Но реальный мир не склонен втискиваться в формы, которые навязывает ему поэзия. Поэта преследуют грубые и сильные чудовища. Кокто был для них особенно лакомой дичью. Он обостренно чувствовал одиночество, в которое погружен человек, невозможность соединиться с теми, кого любишь, – словом, трудность бытия. Нам, восторженно любующимся вспышками его остроумия, невозможно себе представить, что на площадку, с которой запускали фейерверк, опустится ночь и от всего этого волшебства останутся лишь обугленные трубочки. Жизнь поэта выглядит танцем, но, подобно акробату, он танцует над пропастью: если оступится, разобьется насмерть. Воспользовавшись милой нашим романтикам мыслью о том, что поэт пишет собственной кровью, Кокто снял незабываемый фильм.

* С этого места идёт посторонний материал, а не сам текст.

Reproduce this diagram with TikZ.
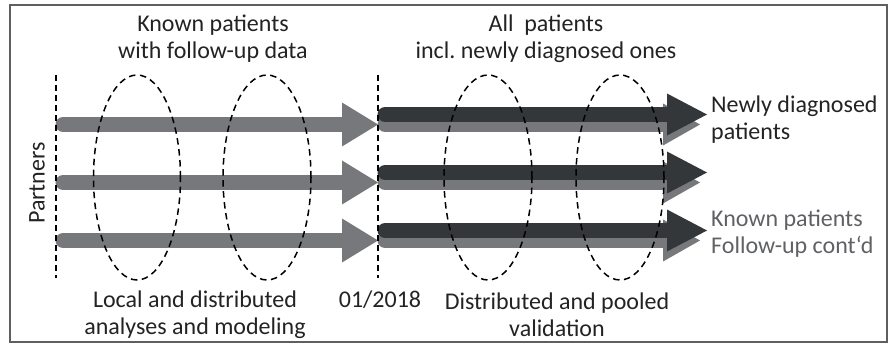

Очень рано красная нить вывела его к лику смерти. Она представлялась Кокто очень красивой молодой женщиной в белом медицинском халате и резиновых перчатках; речь у нее быстрая, голос резкий и равнодушный. За ее лимузином следуют мотоциклисты в черном, ее подручные.

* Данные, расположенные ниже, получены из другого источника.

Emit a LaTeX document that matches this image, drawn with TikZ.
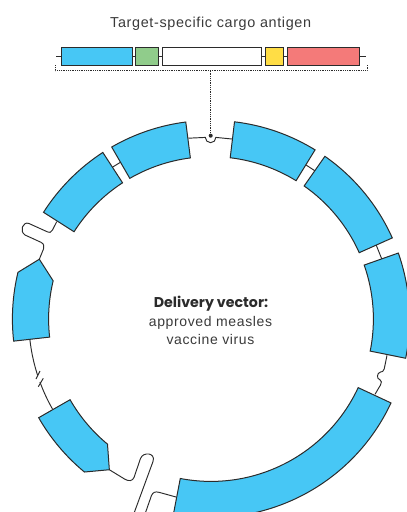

Ее стерильная и сухая деловитость пугает больше, чем танец скелетов. Эта зловещая распорядительница очень рано пришла за теми, кого он любил, и потому у Кокто неизменно наслаиваются одна на другую мелодии любви и смерти. Ему было всего тридцать лет, когда он написал:
Он не знал надежного способа отгородиться от смерти и бед. Он не только был фаталистом, но и верил в заговор сил, враждебных человеку. Трагедию Эдипа он принимал близко к сердцу, как и трагедию Орфея. С чрезвычайной серьезностью и суровостью он обращается к нам в начале «Адской машины»: «Взгляни, зритель, перед тобой одна из самых совершенных машин, построенных ужасными божествами для математически рассчитанного истребления смертных; ее взведенная до отказа пружина медленно раскручивается в течение всей человеческой жизни». Даже на закате своей блистательной жизни, несмотря на все обрушившиеся на него почести, несмотря на любовь и дружбу, которыми его окружали, он так и не смог избавиться от наваждения адской машины. И ведь это правда, что она подстерегает нас и поочередно уничтожит всех до одного. Правда также, что Кокто был более уязвим, чем другие, потому что был более восприимчив.
И все же надо продолжать жить. У Кокто были для этого свои рецепты. Первый из них – стать невидимым. Он вменял это себе в обязанность.
Личина, которую на него надели, оберегала его личность. Те, кто, желая его уязвить, втыкал булавки в вылепленную ими восковую куколку, видя в ней сходство с Кокто, не причиняли ему ни малейшего вреда, потому что она на него не походила. Он считал, что всякий шедевр соткан из странных загадок и хорошо спрятанных признаний. «Мы живем впотьмах; ах, как же я восхищаюсь людьми, знающими, что они делают!» Он хранил свои тайны, потому что тайна, которую не охраняют, перестает быть тайной. Противники, без устали в него метившие, неизменно промахивались, потому что, невидимый, он всегда оказывался не там, где чудился им.
Второй линией защиты, которую он избрал, было развлечение в том смысле, как понимал его Паскаль. Некоторые его фразы приводят на память знаменитые «Мысли». «Если мне даже суждено прожить сто лет, – писал Кокто, – это все равно что несколько минут. Но мало кто из людей готов это признать и согласиться с тем, что мы находим себе занятия и играем в карты в скором поезде, который несется к смерти». Он и сам в этом мчащемся сквозь тьму веков экспрессе играл в карты. Под этим я имею в виду: соглашался стать президентом фестиваля или корриды, был душой компании на дружеском ужине, отгораживался от пропасти под ногами сотнями картин. «Что делать с этим страхом пустоты? – говорил он. – Он изнуряет меня. Надо забыть о нем. Я приучаю себя к этому. Я дохожу до того, что читаю детские книги. Я избегаю состояний, в которых мог бы ощутить, как летят часы». Пруст отыскивал утраченное время – Кокто старался его обмануть.